▸ **DATASET EXCERPT**:
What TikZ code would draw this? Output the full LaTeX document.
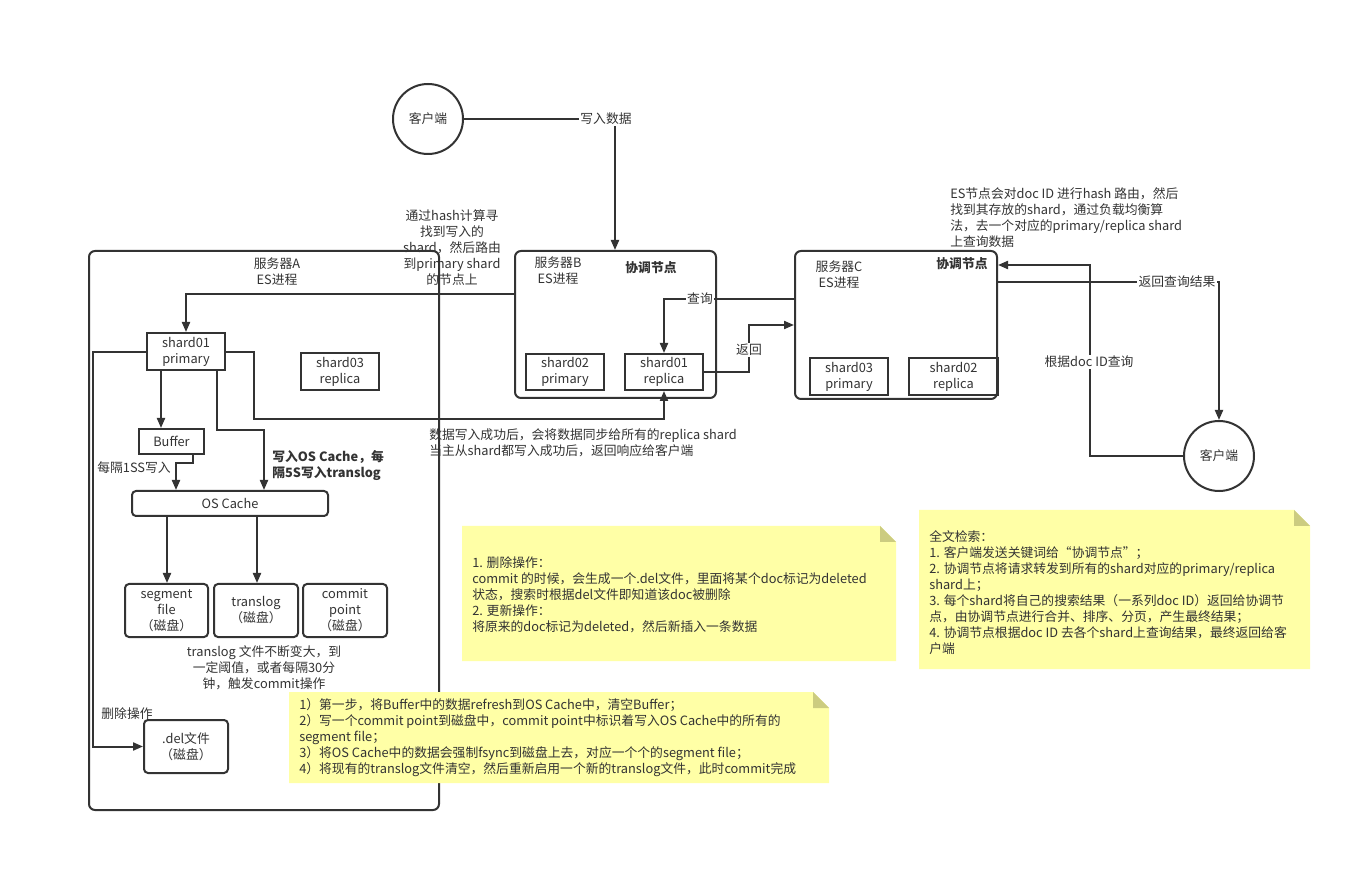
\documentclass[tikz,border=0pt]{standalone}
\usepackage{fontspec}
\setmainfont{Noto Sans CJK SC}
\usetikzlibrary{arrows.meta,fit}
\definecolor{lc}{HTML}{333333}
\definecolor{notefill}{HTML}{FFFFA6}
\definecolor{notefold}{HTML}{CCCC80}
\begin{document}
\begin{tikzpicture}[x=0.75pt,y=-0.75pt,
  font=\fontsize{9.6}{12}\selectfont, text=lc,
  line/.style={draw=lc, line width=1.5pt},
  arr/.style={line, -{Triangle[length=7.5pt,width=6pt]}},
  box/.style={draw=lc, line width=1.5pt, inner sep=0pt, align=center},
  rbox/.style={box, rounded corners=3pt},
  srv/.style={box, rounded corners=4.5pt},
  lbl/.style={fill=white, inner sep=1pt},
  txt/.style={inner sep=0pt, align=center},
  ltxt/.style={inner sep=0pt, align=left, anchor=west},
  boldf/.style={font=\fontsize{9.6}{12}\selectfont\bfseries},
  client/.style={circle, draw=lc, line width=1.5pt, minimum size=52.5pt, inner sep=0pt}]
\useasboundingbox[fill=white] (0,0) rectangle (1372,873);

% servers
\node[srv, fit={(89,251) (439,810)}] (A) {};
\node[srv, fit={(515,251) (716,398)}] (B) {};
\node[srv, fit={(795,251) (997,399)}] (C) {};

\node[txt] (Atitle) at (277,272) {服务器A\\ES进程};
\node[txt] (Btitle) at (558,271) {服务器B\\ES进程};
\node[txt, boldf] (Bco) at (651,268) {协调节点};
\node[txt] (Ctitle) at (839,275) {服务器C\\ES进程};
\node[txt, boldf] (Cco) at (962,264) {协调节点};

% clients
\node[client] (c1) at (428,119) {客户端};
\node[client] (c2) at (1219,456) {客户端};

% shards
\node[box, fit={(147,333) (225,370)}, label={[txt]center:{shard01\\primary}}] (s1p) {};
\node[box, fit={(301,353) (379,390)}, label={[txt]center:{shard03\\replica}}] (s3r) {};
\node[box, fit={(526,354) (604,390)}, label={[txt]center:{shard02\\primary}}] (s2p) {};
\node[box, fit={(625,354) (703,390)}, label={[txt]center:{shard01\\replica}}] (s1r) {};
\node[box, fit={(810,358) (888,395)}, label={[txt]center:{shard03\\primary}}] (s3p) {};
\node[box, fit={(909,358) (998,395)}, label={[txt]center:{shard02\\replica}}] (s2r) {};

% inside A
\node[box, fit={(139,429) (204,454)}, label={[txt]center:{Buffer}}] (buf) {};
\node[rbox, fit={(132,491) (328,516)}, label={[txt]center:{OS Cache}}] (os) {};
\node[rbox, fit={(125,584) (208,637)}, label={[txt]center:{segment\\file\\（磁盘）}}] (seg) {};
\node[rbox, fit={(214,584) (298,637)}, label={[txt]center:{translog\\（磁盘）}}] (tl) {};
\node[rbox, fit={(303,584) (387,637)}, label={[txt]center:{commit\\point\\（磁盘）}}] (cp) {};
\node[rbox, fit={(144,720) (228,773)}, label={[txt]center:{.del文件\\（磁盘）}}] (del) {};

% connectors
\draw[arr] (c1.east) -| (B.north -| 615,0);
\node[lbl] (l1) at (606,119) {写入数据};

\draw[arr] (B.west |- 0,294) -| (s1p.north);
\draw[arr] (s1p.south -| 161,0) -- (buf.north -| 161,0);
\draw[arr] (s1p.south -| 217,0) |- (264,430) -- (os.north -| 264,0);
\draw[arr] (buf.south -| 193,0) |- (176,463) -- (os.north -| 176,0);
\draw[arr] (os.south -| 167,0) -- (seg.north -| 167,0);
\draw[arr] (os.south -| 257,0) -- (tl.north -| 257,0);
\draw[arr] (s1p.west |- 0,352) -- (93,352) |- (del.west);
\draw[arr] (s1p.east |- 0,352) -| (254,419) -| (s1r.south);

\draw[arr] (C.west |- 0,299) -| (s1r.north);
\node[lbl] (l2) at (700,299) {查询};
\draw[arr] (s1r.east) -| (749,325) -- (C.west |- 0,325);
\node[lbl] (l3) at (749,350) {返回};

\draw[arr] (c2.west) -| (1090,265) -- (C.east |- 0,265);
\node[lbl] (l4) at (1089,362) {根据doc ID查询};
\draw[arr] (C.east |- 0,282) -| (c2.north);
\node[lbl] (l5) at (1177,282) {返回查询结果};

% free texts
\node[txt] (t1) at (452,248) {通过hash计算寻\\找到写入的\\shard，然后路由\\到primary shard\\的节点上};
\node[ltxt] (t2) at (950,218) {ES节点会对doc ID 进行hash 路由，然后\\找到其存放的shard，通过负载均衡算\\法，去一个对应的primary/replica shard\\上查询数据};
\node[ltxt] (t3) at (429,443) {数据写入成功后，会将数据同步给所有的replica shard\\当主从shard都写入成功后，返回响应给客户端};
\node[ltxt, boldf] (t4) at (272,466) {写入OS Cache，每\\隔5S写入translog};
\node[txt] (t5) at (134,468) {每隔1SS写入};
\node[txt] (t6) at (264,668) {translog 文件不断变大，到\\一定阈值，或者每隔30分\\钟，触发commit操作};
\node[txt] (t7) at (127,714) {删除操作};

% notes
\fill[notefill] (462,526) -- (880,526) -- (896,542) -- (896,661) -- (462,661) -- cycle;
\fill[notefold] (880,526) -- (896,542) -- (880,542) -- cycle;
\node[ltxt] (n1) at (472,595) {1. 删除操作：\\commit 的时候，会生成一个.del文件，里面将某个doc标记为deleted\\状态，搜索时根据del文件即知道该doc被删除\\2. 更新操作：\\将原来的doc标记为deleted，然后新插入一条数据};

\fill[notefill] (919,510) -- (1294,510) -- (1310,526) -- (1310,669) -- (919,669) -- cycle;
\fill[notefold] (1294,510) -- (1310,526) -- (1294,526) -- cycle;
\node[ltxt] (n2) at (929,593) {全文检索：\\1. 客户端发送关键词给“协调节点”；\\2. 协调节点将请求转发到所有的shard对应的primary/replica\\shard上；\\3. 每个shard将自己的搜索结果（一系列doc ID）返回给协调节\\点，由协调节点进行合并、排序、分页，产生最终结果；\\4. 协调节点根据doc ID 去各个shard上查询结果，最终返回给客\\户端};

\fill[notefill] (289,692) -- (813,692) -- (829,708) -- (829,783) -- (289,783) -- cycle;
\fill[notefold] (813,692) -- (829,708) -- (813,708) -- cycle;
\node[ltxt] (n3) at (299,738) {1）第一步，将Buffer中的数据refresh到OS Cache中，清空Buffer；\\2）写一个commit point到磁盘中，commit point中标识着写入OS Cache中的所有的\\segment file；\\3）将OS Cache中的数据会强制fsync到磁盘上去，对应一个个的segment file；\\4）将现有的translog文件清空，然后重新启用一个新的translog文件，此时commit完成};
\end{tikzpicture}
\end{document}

▸ **WHAT YOU ARE ASKED TO DO**: Copy the material shown above in full and exactly. Skip the pictures.

▸ **RESPONSE TO THIS TASK**:
What TikZ code would draw this? Output the full LaTeX document.
\documentclass[tikz,border=0pt]{standalone}
\usepackage{fontspec}
\setmainfont{Noto Sans CJK SC}
\usetikzlibrary{arrows.meta,fit}
\definecolor{lc}{HTML}{333333}
\definecolor{notefill}{HTML}{FFFFA6}
\definecolor{notefold}{HTML}{CCCC80}
\begin{document}
\begin{tikzpicture}[x=0.75pt,y=-0.75pt,
  font=\fontsize{9.6}{12}\selectfont, text=lc,
  line/.style={draw=lc, line width=1.5pt},
  arr/.style={line, -{Triangle[length=7.5pt,width=6pt]}},
  box/.style={draw=lc, line width=1.5pt, inner sep=0pt, align=center},
  rbox/.style={box, rounded corners=3pt},
  srv/.style={box, rounded corners=4.5pt},
  lbl/.style={fill=white, inner sep=1pt},
  txt/.style={inner sep=0pt, align=center},
  ltxt/.style={inner sep=0pt, align=left, anchor=west},
  boldf/.style={font=\fontsize{9.6}{12}\selectfont\bfseries},
  client/.style={circle, draw=lc, line width=1.5pt, minimum size=52.5pt, inner sep=0pt}]
\useasboundingbox[fill=white] (0,0) rectangle (1372,873);

% servers
\node[srv, fit={(89,251) (439,810)}] (A) {};
\node[srv, fit={(515,251) (716,398)}] (B) {};
\node[srv, fit={(795,251) (997,399)}] (C) {};

\node[txt] (Atitle) at (277,272) {服务器A\\ES进程};
\node[txt] (Btitle) at (558,271) {服务器B\\ES进程};
\node[txt, boldf] (Bco) at (651,268) {协调节点};
\node[txt] (Ctitle) at (839,275) {服务器C\\ES进程};
\node[txt, boldf] (Cco) at (962,264) {协调节点};

% clients
\node[client] (c1) at (428,119) {客户端};
\node[client] (c2) at (1219,456) {客户端};

% shards
\node[box, fit={(147,333) (225,370)}, label={[txt]center:{shard01\\primary}}] (s1p) {};
\node[box, fit={(301,353) (379,390)}, label={[txt]center:{shard03\\replica}}] (s3r) {};
\node[box, fit={(526,354) (604,390)}, label={[txt]center:{shard02\\primary}}] (s2p) {};
\node[box, fit={(625,354) (703,390)}, label={[txt]center:{shard01\\replica}}] (s1r) {};
\node[box, fit={(810,358) (888,395)}, label={[txt]center:{shard03\\primary}}] (s3p) {};
\node[box, fit={(909,358) (998,395)}, label={[txt]center:{shard02\\replica}}] (s2r) {};

% inside A
\node[box, fit={(139,429) (204,454)}, label={[txt]center:{Buffer}}] (buf) {};
\node[rbox, fit={(132,491) (328,516)}, label={[txt]center:{OS Cache}}] (os) {};
\node[rbox, fit={(125,584) (208,637)}, label={[txt]center:{segment\\file\\（磁盘）}}] (seg) {};
\node[rbox, fit={(214,584) (298,637)}, label={[txt]center:{translog\\（磁盘）}}] (tl) {};
\node[rbox, fit={(303,584) (387,637)}, label={[txt]center:{commit\\point\\（磁盘）}}] (cp) {};
\node[rbox, fit={(144,720) (228,773)}, label={[txt]center:{.del文件\\（磁盘）}}] (del) {};

% connectors
\draw[arr] (c1.east) -| (B.north -| 615,0);
\node[lbl] (l1) at (606,119) {写入数据};

\draw[arr] (B.west |- 0,294) -| (s1p.north);
\draw[arr] (s1p.south -| 161,0) -- (buf.north -| 161,0);
\draw[arr] (s1p.south -| 217,0) |- (264,430) -- (os.north -| 264,0);
\draw[arr] (buf.south -| 193,0) |- (176,463) -- (os.north -| 176,0);
\draw[arr] (os.south -| 167,0) -- (seg.north -| 167,0);
\draw[arr] (os.south -| 257,0) -- (tl.north -| 257,0);
\draw[arr] (s1p.west |- 0,352) -- (93,352) |- (del.west);
\draw[arr] (s1p.east |- 0,352) -| (254,419) -| (s1r.south);

\draw[arr] (C.west |- 0,299) -| (s1r.north);
\node[lbl] (l2) at (700,299) {查询};
\draw[arr] (s1r.east) -| (749,325) -- (C.west |- 0,325);
\node[lbl] (l3) at (749,350) {返回};

\draw[arr] (c2.west) -| (1090,265) -- (C.east |- 0,265);
\node[lbl] (l4) at (1089,362) {根据doc ID查询};
\draw[arr] (C.east |- 0,282) -| (c2.north);
\node[lbl] (l5) at (1177,282) {返回查询结果};

% free texts
\node[txt] (t1) at (452,248) {通过hash计算寻\\找到写入的\\shard，然后路由\\到primary shard\\的节点上};
\node[ltxt] (t2) at (950,218) {ES节点会对doc ID 进行hash 路由，然后\\找到其存放的shard，通过负载均衡算\\法，去一个对应的primary/replica shard\\上查询数据};
\node[ltxt] (t3) at (429,443) {数据写入成功后，会将数据同步给所有的replica shard\\当主从shard都写入成功后，返回响应给客户端};
\node[ltxt, boldf] (t4) at (272,466) {写入OS Cache，每\\隔5S写入translog};
\node[txt] (t5) at (134,468) {每隔1SS写入};
\node[txt] (t6) at (264,668) {translog 文件不断变大，到\\一定阈值，或者每隔30分\\钟，触发commit操作};
\node[txt] (t7) at (127,714) {删除操作};

% notes
\fill[notefill] (462,526) -- (880,526) -- (896,542) -- (896,661) -- (462,661) -- cycle;
\fill[notefold] (880,526) -- (896,542) -- (880,542) -- cycle;
\node[ltxt] (n1) at (472,595) {1. 删除操作：\\commit 的时候，会生成一个.del文件，里面将某个doc标记为deleted\\状态，搜索时根据del文件即知道该doc被删除\\2. 更新操作：\\将原来的doc标记为deleted，然后新插入一条数据};

\fill[notefill] (919,510) -- (1294,510) -- (1310,526) -- (1310,669) -- (919,669) -- cycle;
\fill[notefold] (1294,510) -- (1310,526) -- (1294,526) -- cycle;
\node[ltxt] (n2) at (929,593) {全文检索：\\1. 客户端发送关键词给“协调节点”；\\2. 协调节点将请求转发到所有的shard对应的primary/replica\\shard上；\\3. 每个shard将自己的搜索结果（一系列doc ID）返回给协调节\\点，由协调节点进行合并、排序、分页，产生最终结果；\\4. 协调节点根据doc ID 去各个shard上查询结果，最终返回给客\\户端};

\fill[notefill] (289,692) -- (813,692) -- (829,708) -- (829,783) -- (289,783) -- cycle;
\fill[notefold] (813,692) -- (829,708) -- (813,708) -- cycle;
\node[ltxt] (n3) at (299,738) {1）第一步，将Buffer中的数据refresh到OS Cache中，清空Buffer；\\2）写一个commit point到磁盘中，commit point中标识着写入OS Cache中的所有的\\segment file；\\3）将OS Cache中的数据会强制fsync到磁盘上去，对应一个个的segment file；\\4）将现有的translog文件清空，然后重新启用一个新的translog文件，此时commit完成};
\end{tikzpicture}
\end{document}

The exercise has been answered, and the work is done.